- Directed by: Laurent Salgues
- Written by: Laurent Salgues
- Produced by: Sophie Salbot Marc Daigle
- Starring: Makena Diop Rasmane Ouedraogo Adama Ouédraogo
- Cinematography: Crystel Fournier
- Edited by: Annie Jean
- Music by: Jean Massicotte Mathieu Vanasse
- Production companies: Sahelis Productions Athénaïse ACPAV
- Distributed by: Film Movement
- Release date: August 23, 2006 (Rencontres Cinéma de Gindou);
- Running time: 86 minutes
- Countries: Burkina Faso Canada France
- Language: French

= Rêves de poussière =

Rêves de poussière (Dreams of Dust or Buried Dreams) is a 2006 film by director Laurent Salgues.

==Plot==
Rêves de poussière tells of Mocktar Dicko, a Nigerien peasant, who goes to look for work in a gold mine in northeastern Burkina Faso.

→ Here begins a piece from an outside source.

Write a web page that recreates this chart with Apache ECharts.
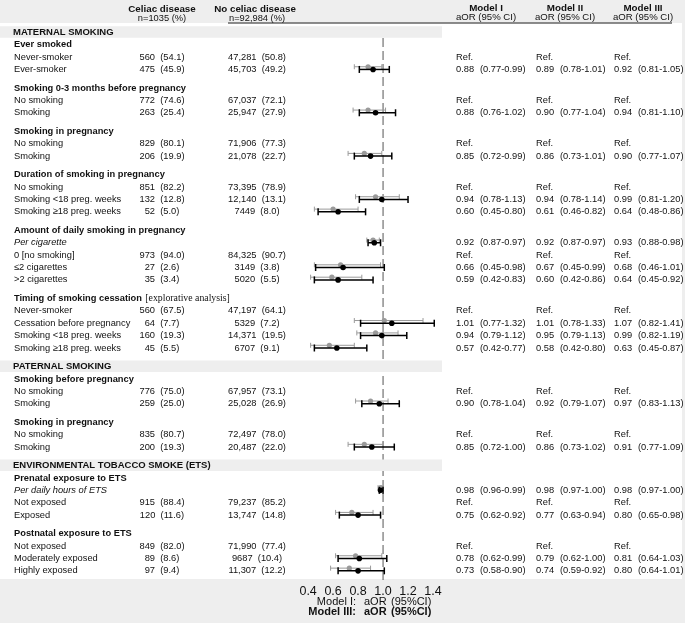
<!DOCTYPE html>
<html><head><meta charset="utf-8">
<script src="https://cdn.jsdelivr.net/npm/echarts@6/dist/echarts.min.js"></script>
<style>html,body{margin:0;padding:0;background:#fff}#c{width:685px;height:623px}</style>
</head><body><div id="c"></div>
<script>
// ---------------- DATA ----------------
// row types: s = section, g = group title, e = italic continuous row, i = item
const rowTypes = ['s','g','i','i','g','i','i','g','i','i','g','i','i','i','g','e','i','i','i','g','i','i','i','i','s','g','i','i','g','i','i','s','g','e','i','i','g','i','i','i'];
const rowLabels = [
 'MATERNAL SMOKING','Ever smoked','Never-smoker','Ever-smoker',
 'Smoking 0-3 months before pregnancy','No smoking','Smoking',
 'Smoking in pregnancy','No smoking','Smoking',
 'Duration of smoking in pregnancy','No smoking','Smoking <18 preg. weeks','Smoking \u226518 preg. weeks',
 'Amount of daily smoking in pregnancy','Per cigarette','0 [no smoking]','\u22642 cigarettes','>2 cigarettes',
 'Timing of smoking cessation','Never-smoker','Cessation before pregnancy','Smoking <18 preg. weeks','Smoking \u226518 preg. weeks',
 'PATERNAL SMOKING','Smoking before pregnancy','No smoking','Smoking',
 'Smoking in pregnancy','No smoking','Smoking',
 'ENVIRONMENTAL TOBACCO SMOKE (ETS)','Prenatal exposure to ETS','Per daily hours of ETS','Not exposed','Exposed',
 'Postnatal exposure to ETS','Not exposed','Moderately exposed','Highly exposed'
];
const rowNotes = {19: '[explorative analysis]'};
const headers = {celiac: ['Celiac disease','n=1035 (%)'], noCeliac: ['No celiac disease','n=92,984 (%)'],
  models: ['Model I','Model II','Model III'], modelSub: 'aOR (95% CI)'};
const celiacN   = [null,null,560,475,null,772,263,null,829,206,null,851,132,52,null,null,973,27,35,null,560,64,160,45,null,null,776,259,null,835,200,null,null,null,915,120,null,849,89,97];
const celiacPct = [null,null,54.1,45.9,null,74.6,25.4,null,80.1,19.9,null,82.2,12.8,5.0,null,null,94.0,2.6,3.4,null,67.5,7.7,19.3,5.5,null,null,75.0,25.0,null,80.7,19.3,null,null,null,88.4,11.6,null,82.0,8.6,9.4];
const noCeliacN   = [null,null,47281,45703,null,67037,25947,null,71906,21078,null,73395,12140,7449,null,null,84325,3149,5020,null,47197,5329,14371,6707,null,null,67957,25028,null,72497,20487,null,null,null,79237,13747,null,71990,9687,11307];
const noCeliacPct = [null,null,50.8,49.2,null,72.1,27.9,null,77.3,22.7,null,78.9,13.1,8.0,null,null,90.7,3.8,5.5,null,64.1,7.2,19.5,9.1,null,null,73.1,26.9,null,78.0,22.0,null,null,null,85.2,14.8,null,77.4,10.4,12.2];
const R = 'Ref.';
const modelI = [null,null,R,[0.88,0.77,0.99],null,R,[0.88,0.76,1.02],null,R,[0.85,0.72,0.99],null,R,[0.94,0.78,1.13],[0.60,0.45,0.80],null,[0.92,0.87,0.97],R,[0.66,0.45,0.98],[0.59,0.42,0.83],null,R,[1.01,0.77,1.32],[0.94,0.79,1.12],[0.57,0.42,0.77],null,null,R,[0.90,0.78,1.04],null,R,[0.85,0.72,1.00],null,null,[0.98,0.96,0.99],R,[0.75,0.62,0.92],null,R,[0.78,0.62,0.99],[0.73,0.58,0.90]];
const modelII = [null,null,R,[0.89,0.78,1.01],null,R,[0.90,0.77,1.04],null,R,[0.86,0.73,1.01],null,R,[0.94,0.78,1.14],[0.61,0.46,0.82],null,[0.92,0.87,0.97],R,[0.67,0.45,0.99],[0.60,0.42,0.86],null,R,[1.01,0.78,1.33],[0.95,0.79,1.13],[0.58,0.42,0.80],null,null,R,[0.92,0.79,1.07],null,R,[0.86,0.73,1.02],null,null,[0.98,0.97,1.00],R,[0.77,0.63,0.94],null,R,[0.79,0.62,1.00],[0.74,0.59,0.92]];
const modelIII = [null,null,R,[0.92,0.81,1.05],null,R,[0.94,0.81,1.10],null,R,[0.90,0.77,1.07],null,R,[0.99,0.81,1.20],[0.64,0.48,0.86],null,[0.93,0.88,0.98],R,[0.68,0.46,1.01],[0.64,0.45,0.92],null,R,[1.07,0.82,1.41],[0.99,0.82,1.19],[0.63,0.45,0.87],null,null,R,[0.97,0.83,1.13],null,R,[0.91,0.77,1.09],null,null,[0.98,0.97,1.00],R,[0.80,0.65,0.98],null,R,[0.81,0.64,1.03],[0.80,0.64,1.01]];
const xTicks = [0.4,0.6,0.8,1.0,1.2,1.4];
const refValue = 1.0;
const footer = [['Model I:','aOR','(95%CI)'],['Model III:','aOR','(95%CI)']];

// ---------------- LAYOUT ----------------
const Y0 = 32.3, UNIT = 12.38, AXIS_Y = 580;
const pos = [];
rowTypes.forEach((t, i) => {
  if (i === 0) { pos.push(0); return; }
  const prev = rowTypes[i-1];
  const step = ((t === 's' || t === 'g') && (prev === 'i')) ? 1.5 : 1;
  pos.push(pos[i-1] + step);
});
const FF = '"Liberation Sans", Arial, Helvetica, sans-serif';
const fN = '9.3px ' + FF, fB = 'bold 9.3px ' + FF, fI = 'italic 9.3px ' + FF;

function fmtN(n){ return n >= 10000 ? n.toLocaleString('en-US') : String(n); }

function forestSeries(model, color, lw, cap, r, dy, z){
  const data = [];
  model.forEach((m, i) => { if (Array.isArray(m)) data.push([m[0], pos[i], m[1], m[2]]); });
  return {
    type: 'custom', coordinateSystem: 'cartesian2d', z: z, silent: true, clip: false,
    encode: {x: 0, y: 1},
    data: data,
    renderItem: function(params, api){
      const c = api.coord([api.value(0), api.value(1)]);
      const a = api.coord([api.value(2), api.value(1)]);
      const b = api.coord([api.value(3), api.value(1)]);
      const y = c[1] + dy;
      const st = {stroke: color, lineWidth: lw};
      return {type: 'group', children: [
        {type: 'line', shape: {x1: a[0], y1: y, x2: b[0], y2: y}, style: st},
        {type: 'line', shape: {x1: a[0], y1: y-cap, x2: a[0], y2: y+cap}, style: st},
        {type: 'line', shape: {x1: b[0], y1: y-cap, x2: b[0], y2: y+cap}, style: st},
        {type: 'circle', shape: {cx: c[0], cy: y, r: r}, style: {fill: color}}
      ]};
    }
  };
}

const chart = echarts.init(document.getElementById('c'));
const yMin = -Y0/UNIT, yMax = (AXIS_Y - Y0)/UNIT;
chart.setOption({
  animation: false,
  backgroundColor: '#fff',
  grid: {left: 300, top: 0, width: 141, height: AXIS_Y, containLabel: false, outerBoundsMode: 'none'},
  xAxis: {type: 'value', min: 0.335, max: 1.464, z: 6,
    axisLine: {show: true, lineStyle: {color: '#000', width: 1}},
    axisTick: {show: true, inside: true, length: 4, lineStyle: {color: '#000'}, customValues: xTicks},
    axisLabel: {show: true, customValues: xTicks, formatter: v => v.toFixed(1), fontSize: 12.5, color: '#111', margin: 5, fontFamily: FF},
    splitLine: {show: false}},
  yAxis: {type: 'value', inverse: true, min: yMin, max: yMax, show: false},
  series: [
    {type: 'line', silent: true, z: 2, symbol: 'none', data: [[refValue, (38 - Y0)/UNIT], [refValue, yMax]],
     lineStyle: {color: '#555', width: 1, type: [9, 4]}},
    forestSeries(modelI, '#9a9a9a', 1, 2.5, 2.6, -2.7, 4),
    forestSeries(modelIII, '#000', 1.5, 3.5, 2.8, 0, 5)
  ]
});

const yPix = v => chart.convertToPixel({yAxisIndex: 0}, v);
const g = [];
function rect(x, y, w, h, fill, z){ g.push({type: 'rect', shape: {x, y, width: w, height: h}, style: {fill}, z, silent: true}); }
function text(s, x, y, font, align, z, fill){
  g.push({type: 'text', x, y, z: z || 10, silent: true,
    style: {text: s, font, fill: fill || '#111', align: align || 'left', verticalAlign: 'middle', textAlign: align || 'left', textVerticalAlign: 'middle'}});
}
// backgrounds
rect(0, 0, 685, 23, '#eeeeee', 1);
rect(0, 579, 685, 44, '#eeeeee', 1);
rect(682, 0, 3, 623, '#eeeeee', 1);
g.push({type: 'line', shape: {x1: 228, y1: 23, x2: 672, y2: 23}, style: {stroke: '#666', lineWidth: 1.5}, z: 3, silent: true});

// header
text(headers.celiac[0], 162, 9, 'bold 9.8px ' + FF, 'center');
text(headers.celiac[1], 162, 18.3, fN, 'center');
text(headers.noCeliac[0], 255, 9, 'bold 9.8px ' + FF, 'center');
text(headers.noCeliac[1], 257, 18.3, fN, 'center');
const modelX = [456, 536, 614];
const modelCenter = [486, 565, 643];
headers.models.forEach((m, k) => {
  text(m, modelCenter[k], 8.5, 'bold 9.8px ' + FF, 'center');
  text(headers.modelSub, modelCenter[k], 17.5, '9.6px ' + FF, 'center');
});

// rows
const models = [modelI, modelII, modelIII];
rowTypes.forEach((t, i) => {
  const y = yPix(pos[i]);
  if (t === 's') {
    rect(0, y - 6, 442, 11.5, '#eeeeee', 7);
    text(rowLabels[i], 13, y, 'bold 9.5px ' + FF, 'left', 10);
    return;
  }
  if (t === 'g') {
    if (rowNotes[i]) {
      g.push({type: 'text', x: 14, y, z: 10, silent: true, style: {
        text: '{b|' + rowLabels[i] + '} {s|' + rowNotes[i] + '}', fill: '#111',
        align: 'left', verticalAlign: 'middle', textAlign: 'left', textVerticalAlign: 'middle',
        rich: {b: {font: fB, fill: '#111'}, s: {font: '9.8px "Liberation Serif", "Times New Roman", serif', fill: '#111'}}}});
    } else text(rowLabels[i], 14, y, fB);
  } else if (t === 'e') {
    text(rowLabels[i], 14, y, fI);
  } else {
    text(rowLabels[i], 14, y, fN);
  }
  if (celiacN[i] != null) text(celiacN[i] + '  (' + celiacPct[i].toFixed(1) + ')', 162, y, fN, 'center');
  if (noCeliacN[i] != null) text(fmtN(noCeliacN[i]) + '  (' + noCeliacPct[i].toFixed(1) + ')', 257, y, fN, 'center');
  models.forEach((m, k) => {
    const v = m[i];
    if (v == null) return;
    if (v === R) { text(R, modelX[k], y, fN); return; }
    text(v[0].toFixed(2), modelX[k], y, fN);
    text('(' + v[1].toFixed(2) + '-' + v[2].toFixed(2) + ')', modelX[k] + 24, y, fN);
  });
});

// footer
footer.forEach((f, k) => {
  const y = 602.3 + k * 9.4;
  const font = (k === 1 ? 'bold ' : '') + '11px ' + FF;
  text(f[0], 356, y, font, 'right', 10);
  text(f[1], 364, y, font, 'left', 10);
  text(f[2], 391, y, font, 'left', 10);
});

chart.setOption({graphic: {elements: g}});
</script></body></html>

He hopes to forget the past in this prison, where the bars are made of dust and wind.

==Production==

The film was the first full-length feature by Salges.
The project quickly secured Avance sur Recettes and GAN Foundation funding, and gained further French and European funding since the director had obtained Burkina Faso citizenship through marriage.
The film was a France-Canada co-production between Athénaïse – Sophie Salbot and ACPAV – Marc Daigle.
The associate producer was Sékou Traoré of the Burkina Faso company Sahelis Productions.

==Reception==

A reviewer says the "opening shot reminds you of a choreographed musical—only there is no music, only silence and the sounds of workers’ tools".
Another critic says "Cinematographed by Crystel Fournier, images are hauntingly dreamlike. Wind-swept dust is a recurrent motif".
The film was nominated for the grand Jury Prize at the Sundance Film Festival in the World Cinema - Dramatic category.
It won prizes at Tarifa 2007, Amiens 2006 and Namur 2006.